Okay, so I saw a negative comment on another thread about listening to "classical" music as background music at work, and it got me thinking. I do listen to music playing on my computer while I work, and a lot of the time when I have to really concentrate on my work I find that whole minutes will go by when I haven't really heard anything. I missed two whole movements of Mahler's 7th one day last week without even realizing the time had gone by. 

It helps that I have my own office, but even then, I can't really crank it up like I would like to. (Then again, the only time I can crank it up is when I'm driving and when I'm on headphones.)

It also helps that I've been an avid listener for over 40 years, so a lot of the material I play I have given more concentrated attention to in the past and I can thus have it on in the background without losing as much as I otherwise would.

I've been surprised, though, how many times the people in the office just outside of mine have commented favorably on my music. And, I'm not talking easy listening stuff here. In a given week, I will have everything from Gesauldo to Harbison going on. It doesn't seem to matter (though opera sometimes doesn't go over well at all).

Does anyone else listen while working? How much of the time do you really hear what's going on?

(As I type this on my lunch hour, btw, I'm listening to Saint-Saens Organ Symphony.)


----------



## violadude (May 2, 2011)

I work part time at a Thai restaurant and the owner is really nice and let's me listen to music while I work. It's easy to concentrate on the music for me because all I do is pick basil leaves off the stem and things like that so the work is kind of easy "auto-mode" work, if ya know what I'm saying, allowing me to concentrate on the music more.


----------



## sospiro (Apr 3, 2010)

I can't listen to anything at all while I'm at work. I sometimes have to deal with angry and distressed members of the public & it wouldn't be very good if they could hear Sam Ramey belting out _Ave Signor_ in the background.
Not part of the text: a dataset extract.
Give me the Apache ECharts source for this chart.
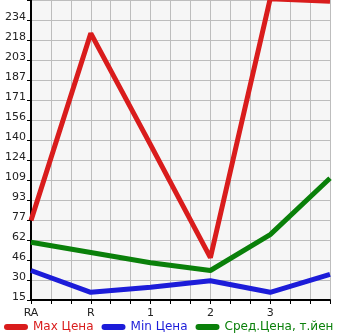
<!DOCTYPE html>
<html>
<head>
<meta charset="utf-8">
<script src="https://cdn.jsdelivr.net/npm/echarts@6/dist/echarts.min.js"></script>
<style>html,body{margin:0;padding:0;background:#fff}#c{width:345px;height:335px}</style>
</head>
<body>
<div id="c"></div>
<script>
const categories = ['RA', 'R', '1', '2', '3', ''];
const yTickLabels = ['15', '30', '46', '62', '77', '93', '109', '124', '140', '156', '171', '187', '203', '218', '234'];
const maxPrice = [77, 223, 136, 48, 250, 248];
const minPrice = [38, 21, 25, 30, 21, 35];
const avgPrice = [60, 52, 44, 38, 66, 110];
const seriesNames = ['Max Цена', 'Min Цена', 'Сред.Цена, т.йен'];
const colors = ['#d91c1c', '#1c1cd9', '#0a800a'];

const font = 'DejaVu Sans';
const chart = echarts.init(document.getElementById('c'), null, {renderer: 'canvas'});
const capsule = 'path://M3,0 L21,0 A3,3 0 0 1 21,6 L3,6 A3,3 0 0 1 3,0 Z';
chart.setOption({
  animation: false,
  grid: {left: 31, right: 15, top: 0, bottom: 35, show: true, backgroundColor: '#f6f6f6', borderWidth: 0},
  legend: {
    left: -1, bottom: -3, itemWidth: 24, itemHeight: 6, itemGap: 8,
    icon: capsule,
    textStyle: {fontFamily: font, fontSize: 12},
    data: seriesNames.map((n, i) => ({name: n, textStyle: {color: colors[i]}}))
  },
  xAxis: [
    {
      type: 'category', data: categories, boundaryGap: false,
      axisLine: {lineStyle: {color: '#000', width: 2}},
      axisTick: {show: false},
      splitLine: {show: false},
      axisLabel: {fontFamily: font, fontSize: 11, color: '#222', margin: 8, interval: 0}
    },
    {
      type: 'value', min: 0, max: 15, interval: 1, position: 'bottom',
      axisLine: {show: false},
      axisTick: {show: true, length: 4, lineStyle: {color: '#000', width: 1}},
      axisLabel: {show: false},
      splitLine: {show: true, lineStyle: {color: '#bdbdbd', width: 1}}
    }
  ],
  yAxis: [
    {
      type: 'value', min: 0, max: 15, interval: 1,
      axisLine: {show: true, lineStyle: {color: '#000', width: 2}},
      axisTick: {show: true, length: 4, lineStyle: {color: '#000', width: 1}},
      splitLine: {show: true, lineStyle: {color: '#bdbdbd', width: 1}},
      axisLabel: {
        fontFamily: font, fontSize: 11, color: '#222', margin: 5,
        verticalAlign: 'bottom', lineHeight: 6,
        formatter: v => (yTickLabels[v] !== undefined ? yTickLabels[v] : '')
      }
    },
    {type: 'value', min: 15, max: 249, show: false}
  ],
  series: [maxPrice, minPrice, avgPrice].map((d, i) => ({
    name: seriesNames[i], type: 'line', data: d, xAxisIndex: 0, yAxisIndex: 1,
    symbol: 'none', color: colors[i], clip: true,
    lineStyle: {width: 5, color: colors[i]}
  }))
});
</script>
</body>
</html>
Can't listen on head phones either - too many phone calls.


----------



## Aksel (Dec 3, 2010)

My job(s) mainly consist of typing dictated messages from doctors, something I (unfortunately) need my ears for and taking phone calls, so it's rather difficult to get any listening done.


----------



## Manxfeeder (Oct 19, 2010)

I'm a court reporter, so what I type in depositions on my stenotype machine comes out 97 to 99 percent translated correctly, and when I'm home, I'm just editing the transcript, so I can listen in the background without a lot of trouble. Of course, it's not detailed/hyper-focused listening, but I do get familiar with a lot of music that way.


----------



## Aramis (Mar 1, 2009)

How could I not listen to music at work when I'm employed by Apollo himself?


----------



## Ravellian (Aug 17, 2009)

My work (auditing, financial compilations) requires immense concentration, where one mistake can throw off important numbers by thousands. That's why our offices are so quiet - everyone's concentrating so hard they can't have any distractions!!


----------



## kv466 (May 18, 2011)

I was once at one that allowed music and while I wouldn't wanna hear whole symphonies or anything of the sort, Bach solo piano worked out quite nicely...as did Haydn and Mozart sonatas...


----------



## Meaghan (Jul 31, 2010)

During the summer, I work full-time at an art camp for children. We study the art of a different country or region every year, so sometimes in the studio we will put on music from whatever culture we are studying as background music. But I definitely don't listen to classical music while I'm at that job.

During the school year, I have two part-time jobs. One is in the kitchen of the dining hall at my college. In the dishroom there is a boombox that is always playing horrible music by bands that are basically cheap rip-offs of ACDC, only with more yelling. So that's what I listen to there. My other job is sitting at the desk in the music library, doing librarian-type work. Since I spend much of the time just sitting at the desk waiting for people to need my help, I often listen to music I like on my headphones and/or do my homework. It's a pleasant job.


----------



## Weston (Jul 11, 2008)

I listen at work in headphones, the excuse being to drown my noisy inconsiderate neighbors so that I can concentrate. I mix all kinds of music and play at random. While this may seem blasphemous to some, it's always fun to try to guess what is playing if I'm not too familiar with it before looking at the iPod display.

On a side note, an interesting thing happened last week because of this listening method. Something horrendous came on random play -- some sappy light music that sounded like it came out of some 1950's Doris Day comedy. I thought, "why in Perdition is that awful thing in my collection?" When I looked at the screen, it was a movement from Stravinsky's Symphony in Eb, Op. 1. Suddenly it sounded a lot better. That made me wonder if we perceive music differently when we know what it is, and if idolizing the composer actually changes our perceptions.

Back on topic, I do listen to music at home with a lot more focus, and if people think it's blasphemous to hear Beethoven at work as a kind of sonic wallpaper, I ask why? It's still there to be worshiped or whatever later on. Should I listen to some blond cookie cutter diva with an exposed navel instead?


----------